Both an anagram and a pun, it fits the suspenseful soul of Sujoy Ghosh’s languid thriller to the T.

A nearly faithful remake of the Spanish mystery, Contratiempo (2016), Badla wears the air of a cold, civil, old-fashioned whodunit, which treats its premise like an insidious game and characters with undisguised suspicion.

In a reversal of genders, it is a woman (Taapsee Pannu) of considerable means and power facing incriminating evidence for a murder.

The only man (Amitabh Bachchan) who can prove her innocence has never lost a single case in his 40-year-old career.

This is all too comfortable for a genre like Badla’s, and so Ghosh brings on the murky — one convoluted flashback at a time.

As the two go back and forth over the scene of crime in her cheerless makeshift apartment, the pieces of a puzzle slowly emerge in the shape of an adulterous affair, unwary spouses, a road accident, an old couple whose help was sought and an undisclosed blackmailer.

Against the backdrop of Scotland’s icy air and imposing beauty, Badla savours its many permutations and combinations to widen the differences between every passing account.

The truth has many versions, believes the undefeated lawyer whose love for details and drawing analogies from the Mahabharata describe his distinctively patronising disposition.

Huff and puff aside, forensics and logic are forsaken to build on dramatic twists and surprise takes precedence over sense. Badla isn’t above this dearly held trope.

What then works, despite its susceptibility for contrivances, is Ghosh’s intense focus on the chemistry of two opaque individuals testing each other’s aptitude for justice.

There is a seductive quality to Amitabh Bachchan and Taapsee Pannu’s interactions, something we miss sorely every time Badla turns its attention on the ancillary elements of the plot.

Amrita Singh and Manav Kaul are compelling personalities, but Badla confines them to the shadows. And the utter blandness of Malayalam actor Tony Luke could single-handedly destroy Badla if it wasn’t for the combined magnetism of Bachchan-Pannu.

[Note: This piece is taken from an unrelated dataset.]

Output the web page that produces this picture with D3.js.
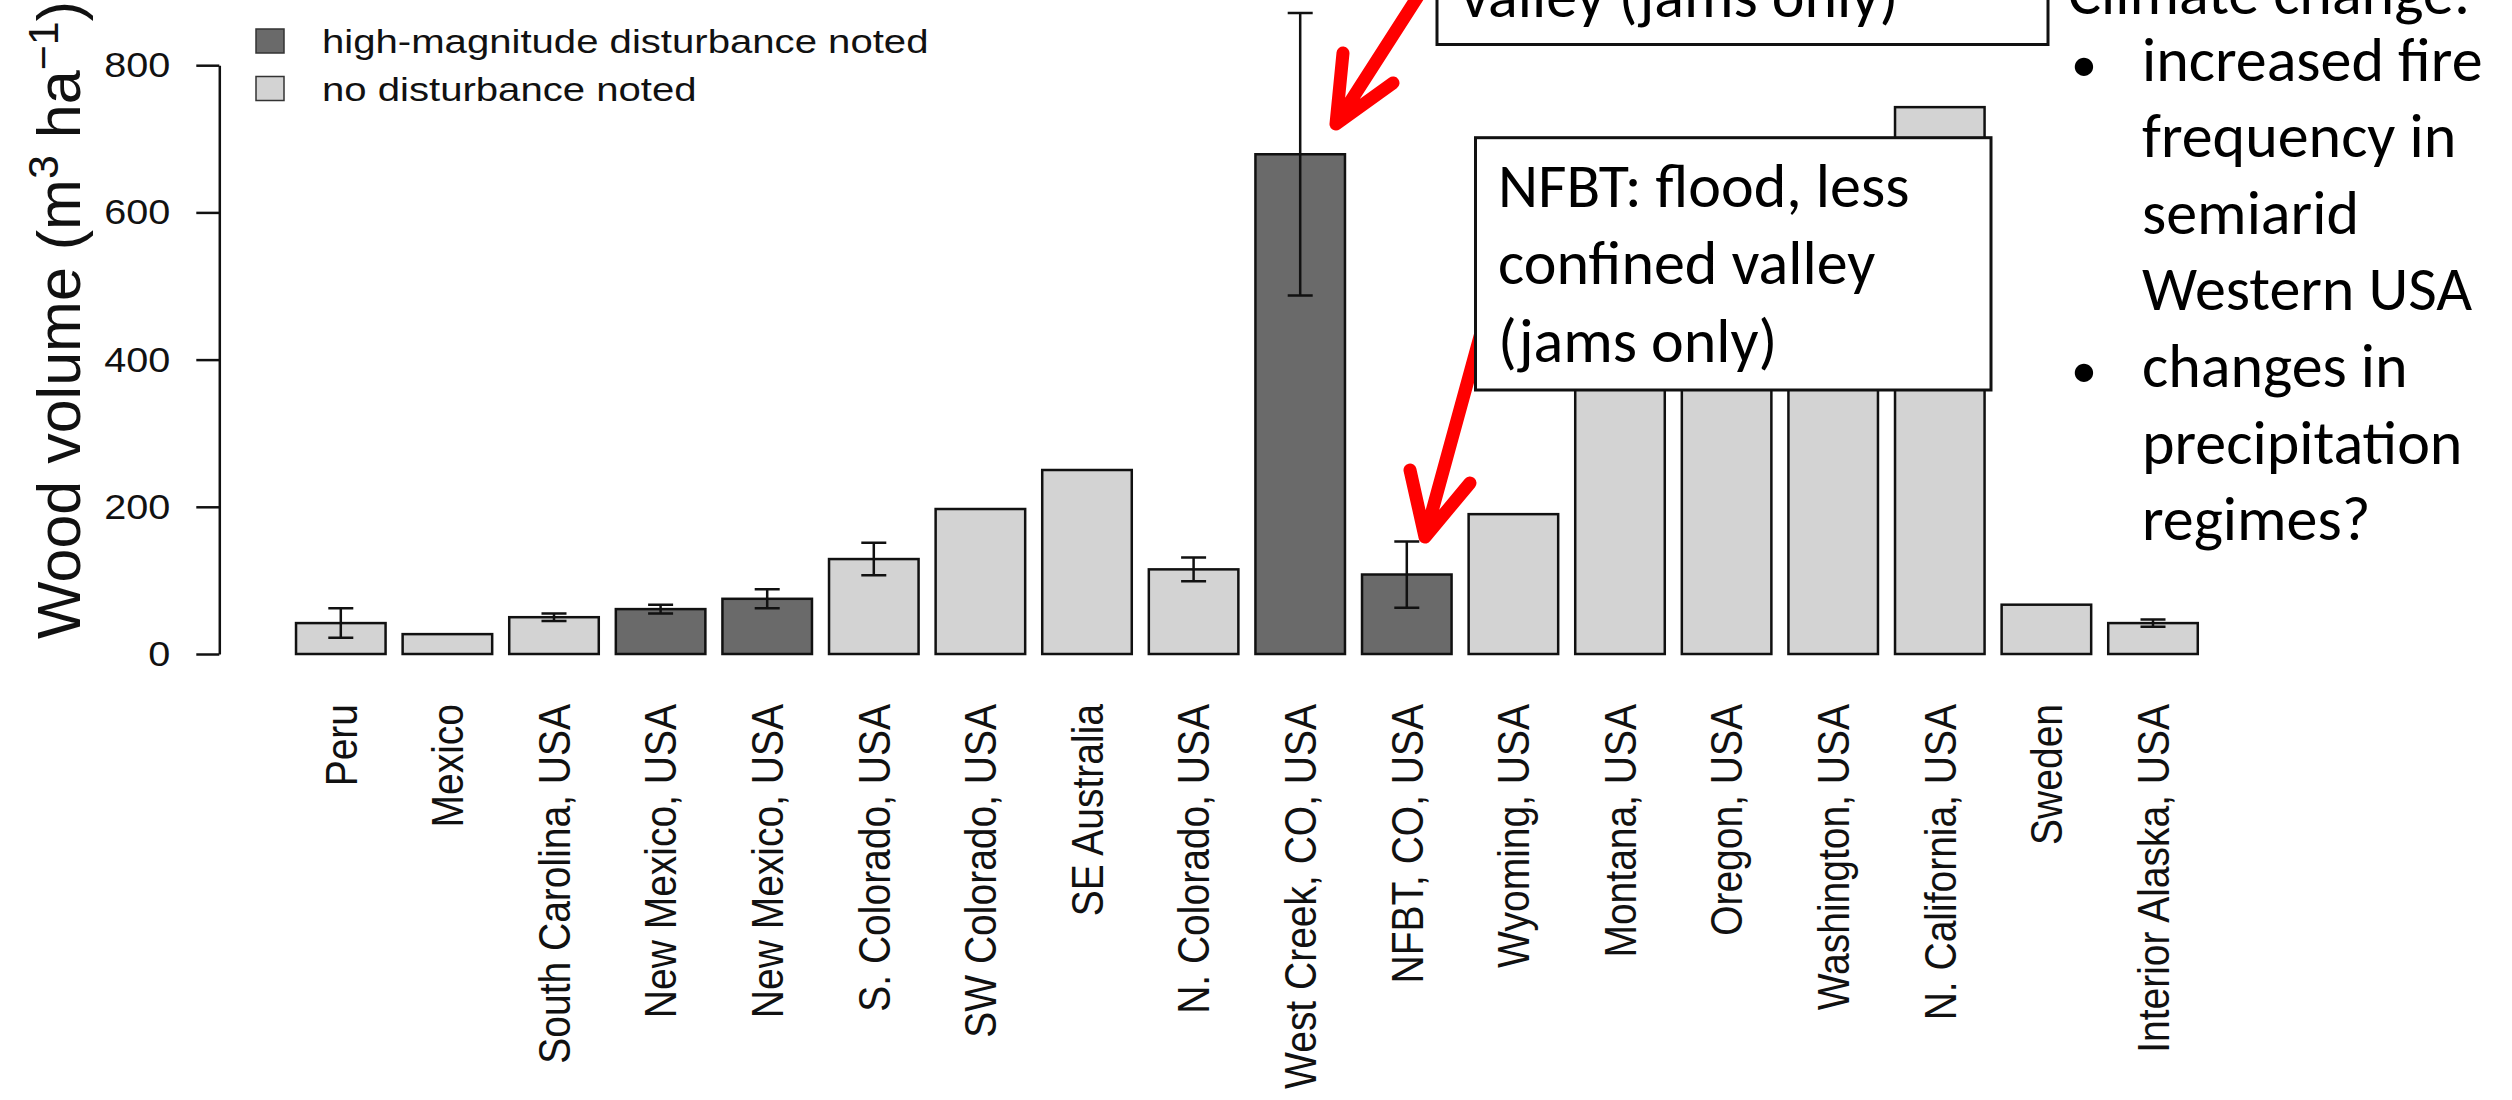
<!DOCTYPE html>
<html>
<head>
<meta charset="utf-8">
<script src="https://cdn.jsdelivr.net/npm/d3@7"></script>
<style>
  body { margin: 0; background: #fff; }
  svg { display: block; }
</style>
</head>
<body>
<div id="chart"></div>
<script>
// data
const sites = [
  "Peru", "Mexico", "South Carolina, USA", "New Mexico, USA", "New Mexico, USA",
  "S. Colorado, USA", "SW Colorado, USA", "SE Australia", "N. Colorado, USA",
  "West Creek, CO, USA", "NFBT, CO, USA", "Wyoming, USA", "Montana, USA",
  "Oregon, USA", "Washington, USA", "N. California, USA", "Sweden", "Interior Alaska, USA"
];
const volumes = [42, 27, 50, 61, 75, 129, 197, 250, 115, 679, 108, 190, 450, 500, 560, 743, 67, 42];
const errors = [20, null, 5, 6, 13, 22, null, null, 16, 192, 45, null, null, null, null, null, null, 5];
const disturbed = [0, 0, 0, 1, 1, 0, 0, 0, 0, 1, 1, 0, 0, 0, 0, 0, 0, 0];
const yTicks = [0, 200, 400, 600, 800];
const legendLabels = ["high-magnitude disturbance noted", "no disturbance noted"];
const legendKinds = [1, 0];
const boxTopLines = ["valley (jams only)"];
const boxNfbtLines = ["NFBT: flood, less", "confined valley", "(jams only)"];
const climateHeader = "Climate change:";
const climateLines = [
  { text: "increased fire", bullet: true },
  { text: "frequency in", bullet: false },
  { text: "semiarid", bullet: false },
  { text: "Western USA", bullet: false },
  { text: "changes in", bullet: true },
  { text: "precipitation", bullet: false },
  { text: "regimes?", bullet: false }
];

const DARK = "#6a6a6a";
const LIGHT = "#d3d3d3";
const INK = "#111";
const R_FONT = "'Liberation Sans', Arial, Helvetica, sans-serif";
const SLIDE_FONT = "Carlito, Calibri, Lato, sans-serif";
const SLIDE_SIZE = 62;

const width = 2512;
const height = 1100;

const svg = d3.select("#chart")
  .append("svg")
  .attr("width", width)
  .attr("height", height)
  .attr("viewBox", "0 0 " + width + " " + height);

svg.append("rect").attr("width", width).attr("height", height).attr("fill", "#fff");

const x = d3.scaleBand()
  .domain(d3.range(sites.length))
  .range([287.5, 2206.3])
  .paddingInner(0.16)
  .paddingOuter(0.08);

const y = d3.scaleLinear().domain([0, 800]).range([654, 65.2]);

// y axis
const yAxis = svg.append("g")
  .attr("transform", "translate(219.3,0)")
  .call(d3.axisLeft(y).tickValues(yTicks).tickSize(23).tickSizeOuter(0).tickPadding(26));

yAxis.attr("font-family", R_FONT).attr("font-size", 36);
yAxis.select(".domain").attr("stroke", INK).attr("stroke-width", 2.5);
yAxis.selectAll(".tick line").attr("stroke", INK).attr("stroke-width", 2.5);
yAxis.selectAll(".tick text")
  .attr("fill", INK)
  .attr("x", -49 / 1.1)
  .attr("transform", "scale(1.1,1)");

// y title
const title = svg.append("text")
  .attr("transform", "translate(80,639) rotate(-90)")
  .attr("font-family", R_FONT)
  .attr("font-size", 61)
  .attr("fill", INK);
title.append("tspan").text("Wood volume (m");
title.append("tspan").attr("font-size", 43).attr("dy", -22).text("3");
title.append("tspan").attr("dy", 22).text(" ha");
title.append("tspan").attr("font-size", 43).attr("dy", -22).text("\u22121");
title.append("tspan").attr("dy", 22).text(")");

// bars
svg.append("g")
  .selectAll("rect")
  .data(volumes)
  .join("rect")
  .attr("x", function (d, i) { return x(i); })
  .attr("y", function (d) { return y(d); })
  .attr("width", x.bandwidth())
  .attr("height", function (d) { return y(0) - y(d); })
  .attr("fill", function (d, i) { return disturbed[i] ? DARK : LIGHT; })
  .attr("stroke", INK)
  .attr("stroke-width", 2.5);

// error bars
const errData = volumes
  .map(function (v, i) { return { i: i, v: v, e: errors[i] }; })
  .filter(function (d) { return d.e !== null; });

const errG = svg.append("g").attr("stroke", INK).attr("stroke-width", 2.5);
errG.selectAll("path")
  .data(errData)
  .join("path")
  .attr("fill", "none")
  .attr("d", function (d) {
    const cx = x(d.i) + x.bandwidth() / 2;
    const lo = y(d.v - d.e);
    const hi = y(d.v + d.e);
    return "M" + (cx - 12.5) + "," + hi + "H" + (cx + 12.5) +
      "M" + cx + "," + hi + "V" + lo +
      "M" + (cx - 12.5) + "," + lo + "H" + (cx + 12.5);
  });

// category labels, rotated
svg.append("g")
  .selectAll("text")
  .data(sites)
  .join("text")
  .attr("transform", function (d, i) {
    return "translate(" + (x(i) + x.bandwidth() / 2) + ",704) scale(1.12,1) rotate(-90)";
  })
  .attr("text-anchor", "end")
  .attr("dy", "0.36em")
  .attr("font-family", R_FONT)
  .attr("font-size", 39)
  .attr("fill", INK)
  .text(function (d) { return d; });

// legend
const legend = svg.append("g").attr("font-family", R_FONT);
const legendRows = legend.selectAll("g")
  .data(legendLabels)
  .join("g")
  .attr("transform", function (d, i) { return "translate(256," + (41 + i * 47.5) + ")"; });
legendRows.append("rect")
  .attr("x", 0).attr("y", -12).attr("width", 28).attr("height", 24)
  .attr("fill", function (d, i) { return legendKinds[i] ? DARK : LIGHT; })
  .attr("stroke", "#333").attr("stroke-width", 1.5);
legendRows.append("text")
  .attr("transform", "translate(66,0) scale(1.18,1)")
  .attr("dy", "0.36em")
  .attr("font-size", 34)
  .attr("fill", INK)
  .text(function (d) { return d; });

// red arrows
const arrows = svg.append("g")
  .attr("fill", "none")
  .attr("stroke", "#ff0000")
  .attr("stroke-width", 13)
  .attr("stroke-linecap", "round")
  .attr("stroke-linejoin", "round");
arrows.append("path").attr("d", "M1422,-10L1336,124M1343,53L1336,124L1393,83");
arrows.append("path").attr("d", "M1490,300L1425,537M1410,470L1425,537L1470,483");

// annotation boxes
function textBox(x0, y0, x1, y1, lines, tx, ty) {
  const g = svg.append("g");
  g.append("rect")
    .attr("x", x0).attr("y", y0)
    .attr("width", x1 - x0).attr("height", y1 - y0)
    .attr("fill", "#fff").attr("stroke", INK).attr("stroke-width", 3);
  g.selectAll("text")
    .data(lines)
    .join("text")
    .attr("x", tx)
    .attr("y", function (d, i) { return ty + i * 77.5; })
    .attr("font-family", SLIDE_FONT)
    .attr("font-size", SLIDE_SIZE)
    .attr("fill", "#000")
    .text(function (d) { return d; });
}
textBox(1437, -20, 2048, 44.5, boxTopLines, 1461, 17);
textBox(1475.5, 137.7, 1991, 390, boxNfbtLines, 1498, 206.5);

// right-hand notes
const notes = svg.append("g")
  .attr("font-family", SLIDE_FONT)
  .attr("font-size", SLIDE_SIZE)
  .attr("fill", "#000");
notes.append("text").attr("x", 2068).attr("y", 14).text(climateHeader);
const noteRows = notes.selectAll("g.row")
  .data(climateLines)
  .join("g")
  .attr("class", "row")
  .attr("transform", function (d, i) { return "translate(0," + (80.5 + i * 76.6) + ")"; });
noteRows.filter(function (d) { return d.bullet; })
  .append("text").attr("x", 2071).attr("font-size", 52).text("\u2022");
noteRows.append("text").attr("x", 2142).text(function (d) { return d.text; });
</script>
</body>
</html>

Ghosh has roped in two perfect leads to elevate Badla;s adequate standards.

If Pannu’s exhausted eyes and irritated veneer capture her predicament, her ingrained arrogance conveys the volume of her self-worth.

Though in a soup, she is smart as a whip.

In Pannu’s expressive skin, it’s all so effortless.

As the ally she evaluates and confides in, Bachchan is a prim portrait of shrewd and sceptical.

His apprehensive tone reverberates the authority of experience that can tell 6 from 9.

Is it this ‘ahead of the curve’ quality to his portrayal, that keeps Badla ticking even if you have solved the mystery long, long ago.

Master of mysteries, Alfred Hitchcock once said, ‘Revenge is sweet, not fattening.’

At two hours running time, Badla keeps the deed both short and sweet.